Sebagai respon atas keinginan saya berkunjung ke Izmit, Husnu Hoca menjawab, “Yes Sir, kita dapat pergi ke sana. Saya akan memberikan pelayanan khusus untuk Anda.”
Maka begitulah, saat transit di Istanbul, Husnu Hoca telah menunggu saja di pintu keluar bandara. Kami langsung menuju Izmit, melintasi Jembatan Sultan Muhammad Al Fatih atau Mehmed II di atas Selat Bosporus.
Setelah melihat Istana Kasr-i Humayun yang pernah ditempati Mustafa Kemal Ataturk saat dia berada di Izmit pada 1922 sampai 1923, kami berkunjung ke Museum Arkeologi dan Etnografi Kocaeli yang menyimpan koleksi dan artefak dari jaman-jaman yang telah lampau, baik era Paleolitik, Helenistik, Romawi, Bizantium, hingga Usmaniah. Lalu kami beristirahat di tepi Laut Marmara yang membentuk teluk, bertukar satu dua cerita.
Husnu Hoca mengundang saya makan siang di restoran atau lokantasi yang dikelolanya di Istanbul. Letaknya persis di Jalan Adnan Adivar No. 20 di distrik Fatih.

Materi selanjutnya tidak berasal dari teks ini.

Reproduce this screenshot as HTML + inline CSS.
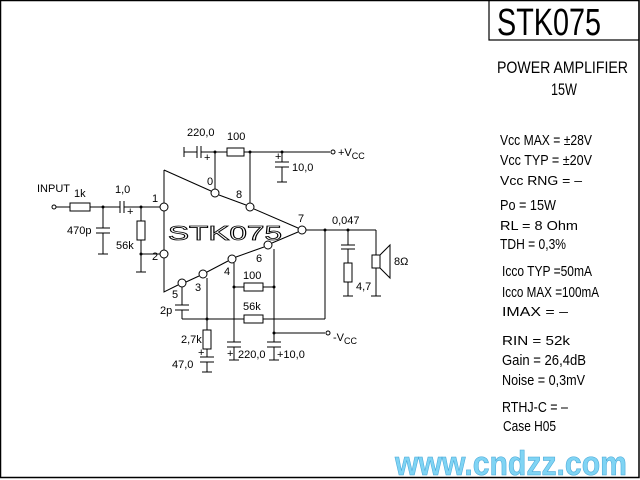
<!DOCTYPE html>
<html><head><style>
html,body{margin:0;padding:0;background:#fff;}
svg{display:block}
text{font-family:"Liberation Sans",sans-serif;fill:#000}
</style></head><body>
<svg width="640" height="480" viewBox="0 0 640 480" xmlns="http://www.w3.org/2000/svg">
<rect x="0.5" y="0.5" width="638.5" height="477" fill="none" stroke="#000" stroke-width="1.5"/>
<rect x="489" y="0" width="150" height="40" fill="none" stroke="#000" stroke-width="1.2"/>
<text x="497" y="35" font-size="38" textLength="104" lengthAdjust="spacingAndGlyphs">STK075</text>
<text x="497" y="73" font-size="17" textLength="131" lengthAdjust="spacingAndGlyphs">POWER AMPLIFIER</text>
<text x="551" y="95" font-size="17" textLength="26" lengthAdjust="spacingAndGlyphs">15W</text>
<g font-size="15">
<text x="500" y="145" textLength="92" lengthAdjust="spacingAndGlyphs">Vcc MAX = ±28V</text>
<text x="500" y="165" textLength="92" lengthAdjust="spacingAndGlyphs">Vcc TYP  = ±20V</text>
<text x="500" y="185" font-size="13" textLength="82" lengthAdjust="spacingAndGlyphs">Vcc RNG =   –</text>
<text x="500" y="210" textLength="56" lengthAdjust="spacingAndGlyphs">Po  = 15W</text>
<text x="500" y="230" font-size="13" textLength="78" lengthAdjust="spacingAndGlyphs">RL  = 8 Ohm</text>
<text x="500" y="249" textLength="66" lengthAdjust="spacingAndGlyphs">TDH = 0,3%</text>
<text x="502" y="276" textLength="90" lengthAdjust="spacingAndGlyphs">Icco TYP =50mA</text>
<text x="502" y="297" textLength="97" lengthAdjust="spacingAndGlyphs">Icco MAX =100mA</text>
<text x="502" y="316" font-size="13" textLength="66" lengthAdjust="spacingAndGlyphs">IMAX  =    –</text>
<text x="502" y="345" font-size="13" textLength="68" lengthAdjust="spacingAndGlyphs">RIN  = 52k</text>
<text x="502" y="365" textLength="84" lengthAdjust="spacingAndGlyphs">Gain  = 26,4dB</text>
<text x="502" y="385" textLength="83" lengthAdjust="spacingAndGlyphs">Noise = 0,3mV</text>
<text x="502" y="412" textLength="66" lengthAdjust="spacingAndGlyphs">RTHJ-C = –</text>
<text x="503" y="431" textLength="53" lengthAdjust="spacingAndGlyphs">Case H05</text>
</g>
<text x="395" y="475" font-size="34" font-weight="bold" style="fill:#7fd4f4;stroke:#4aa8d8;stroke-width:0.6" textLength="232" lengthAdjust="spacingAndGlyphs">www.cndzz.com</text>

<g stroke="#000" stroke-width="1" fill="none">
<polyline points="164,170 164,203"/><polyline points="164,211 164,250"/><polyline points="164,258 164,292 178,285"/>
<line x1="164" y1="170" x2="211" y2="191"/><line x1="219" y1="195" x2="246" y2="205"/><line x1="254" y1="209" x2="298" y2="228"/>
<line x1="298" y1="232" x2="272" y2="243"/><line x1="264" y1="247" x2="236" y2="257"/><line x1="228" y1="261" x2="207" y2="272"/><line x1="199" y1="276" x2="186" y2="282"/>
<g fill="#fff">
<circle cx="164" cy="207" r="4"/><circle cx="164" cy="254" r="4"/><circle cx="215" cy="193" r="4"/><circle cx="250" cy="207" r="4"/>
<circle cx="302" cy="230" r="4"/><circle cx="268" cy="245" r="4"/><circle cx="232" cy="259" r="4"/><circle cx="203" cy="274" r="4"/><circle cx="182" cy="283" r="4"/>
</g>
<line x1="184" y1="147" x2="184" y2="157"/><line x1="184" y1="152" x2="197" y2="152"/>
<line x1="197" y1="146" x2="197" y2="158"/><line x1="201" y1="146" x2="201" y2="158"/>
<line x1="201" y1="152" x2="227" y2="152"/><rect x="227" y="148" width="17" height="8"/>
<line x1="244" y1="152" x2="330" y2="152"/><circle cx="333" cy="152" r="2"/>
<line x1="215" y1="152" x2="215" y2="189"/><line x1="250" y1="152" x2="250" y2="203"/>
<line x1="282" y1="152" x2="282" y2="162"/><line x1="275" y1="162" x2="289" y2="162"/><line x1="275" y1="167" x2="289" y2="167"/><line x1="282" y1="167" x2="282" y2="182"/><line x1="277" y1="182" x2="287" y2="182"/>
<circle cx="54" cy="207" r="2"/><line x1="56" y1="207" x2="70" y2="207"/><rect x="70" y="203" width="20" height="8"/>
<line x1="90" y1="207" x2="120" y2="207"/><line x1="120" y1="201" x2="120" y2="213"/><line x1="124" y1="201" x2="124" y2="213"/>
<line x1="124" y1="207" x2="160" y2="207"/>
<line x1="103" y1="207" x2="103" y2="228"/><line x1="96" y1="228" x2="110" y2="228"/><line x1="96" y1="233" x2="110" y2="233"/><line x1="103" y1="233" x2="103" y2="254"/><line x1="98" y1="254" x2="108" y2="254"/>
<line x1="141" y1="207" x2="141" y2="221"/><rect x="137" y="221" width="8" height="19"/><line x1="141" y1="240" x2="141" y2="272"/><line x1="136" y1="272" x2="146" y2="272"/>
<line x1="141" y1="254" x2="160" y2="254"/>
<line x1="306" y1="230" x2="376" y2="230"/>
<line x1="325" y1="230" x2="325" y2="319"/>
<line x1="348" y1="230" x2="348" y2="245"/><line x1="341" y1="245" x2="355" y2="245"/><line x1="341" y1="249" x2="355" y2="249"/><line x1="348" y1="249" x2="348" y2="263"/><rect x="344" y="263" width="8" height="19"/><line x1="348" y1="282" x2="348" y2="296"/><line x1="343" y1="296" x2="353" y2="296"/>
<line x1="376" y1="230" x2="376" y2="255"/><rect x="372" y="255" width="8" height="13"/><polyline points="380,255 390,245 390,278 380,268"/><line x1="376" y1="268" x2="376" y2="296"/><line x1="371" y1="296" x2="381" y2="296"/>
<line x1="182" y1="287" x2="182" y2="305"/><line x1="175" y1="305" x2="189" y2="305"/><line x1="175" y1="310" x2="189" y2="310"/><line x1="182" y1="310" x2="182" y2="319"/>
<line x1="182" y1="319" x2="244" y2="319"/><rect x="244" y="315" width="19" height="8"/><line x1="263" y1="319" x2="325" y2="319"/>
<line x1="207" y1="278" x2="207" y2="330"/><rect x="203" y="330" width="8" height="19"/><line x1="207" y1="349" x2="207" y2="357"/><line x1="200" y1="357" x2="214" y2="357"/><line x1="200" y1="362" x2="214" y2="362"/><line x1="207" y1="362" x2="207" y2="372"/><line x1="202" y1="372" x2="212" y2="372"/>
<line x1="234" y1="263" x2="234" y2="342"/><line x1="227" y1="342" x2="241" y2="342"/><line x1="227" y1="347" x2="241" y2="347"/><line x1="234" y1="347" x2="234" y2="360"/><line x1="229" y1="360" x2="239" y2="360"/>
<line x1="274" y1="249" x2="274" y2="342"/><line x1="267" y1="342" x2="281" y2="342"/><line x1="267" y1="347" x2="281" y2="347"/><line x1="274" y1="347" x2="274" y2="360"/><line x1="269" y1="360" x2="279" y2="360"/>
<line x1="234" y1="287" x2="244" y2="287"/><rect x="244" y="283" width="19" height="8"/><line x1="263" y1="287" x2="274" y2="287"/>
<line x1="274" y1="333" x2="325" y2="333"/><circle cx="328" cy="333" r="2"/>
</g>
<g fill="#000">
<circle cx="215" cy="152" r="1.5"/><circle cx="250" cy="152" r="1.5"/><circle cx="282" cy="152" r="1.5"/><circle cx="103" cy="207" r="1.5"/><circle cx="141" cy="207" r="1.5"/><circle cx="141" cy="254" r="1.5"/>
<circle cx="325" cy="230" r="1.5"/><circle cx="348" cy="230" r="1.5"/><circle cx="207" cy="319" r="1.5"/><circle cx="234" cy="287" r="1.5"/><circle cx="274" cy="287" r="1.5"/><circle cx="274" cy="333" r="1.5"/>
</g>
<text x="168" y="240" font-size="20" stroke="#000" stroke-width="0.8" style="fill:none" textLength="114" lengthAdjust="spacingAndGlyphs">STK075</text>
<g font-size="11">
<text x="187" y="136">220,0</text><text x="227" y="140">100</text><text x="204" y="161">+</text>
<text x="338" y="156">+V<tspan font-size="9" dy="3">CC</tspan></text>
<text x="275" y="160">+</text><text x="292" y="171">10,0</text>
<text x="37" y="192">INPUT</text><text x="74" y="197">1k</text><text x="115" y="193">1,0</text><text x="127" y="215">+</text>
<text x="67" y="234">470p</text><text x="116" y="249">56k</text>
<text x="152" y="202">1</text><text x="152" y="260">2</text><text x="207" y="185">0</text><text x="236" y="198">8</text>
<text x="298" y="222">7</text><text x="256" y="262">6</text><text x="224" y="275">4</text><text x="195" y="291">3</text><text x="172" y="298">5</text>
<text x="243" y="279">100</text><text x="243" y="310">56k</text><text x="160" y="314">2p</text>
<text x="181" y="343">2,7k</text><text x="172" y="368">47,0</text><text x="198" y="356">+</text>
<text x="227" y="357">+</text><text x="238" y="358">220,0</text><text x="277" y="358">+10,0</text>
<text x="333" y="341">-V<tspan font-size="9" dy="3">CC</tspan></text>
<text x="332" y="224">0,047</text><text x="356" y="290">4,7</text><text x="394" y="265">8Ω</text>
</g>
</svg>
</body></html>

Fatih bukan kawasan kaleng-kaleng di Istanbul. Dengan luas 15 kilometer per segi, Fatih merupakan tempat bagi begitu banyak kantor pemerintah. Berbagai objek wisata terkenal di Istanbul pun berada di distrik ini, seperti Istana Topkapi, Hagia Sophia, Masjid Biru atau Masjid Sultan Ahmed, Masjid Suleymaniye, Masjid Yeni, Grand Bazaar, Spice Bazaar, juga sisa-sisa tembok Konstantinopel.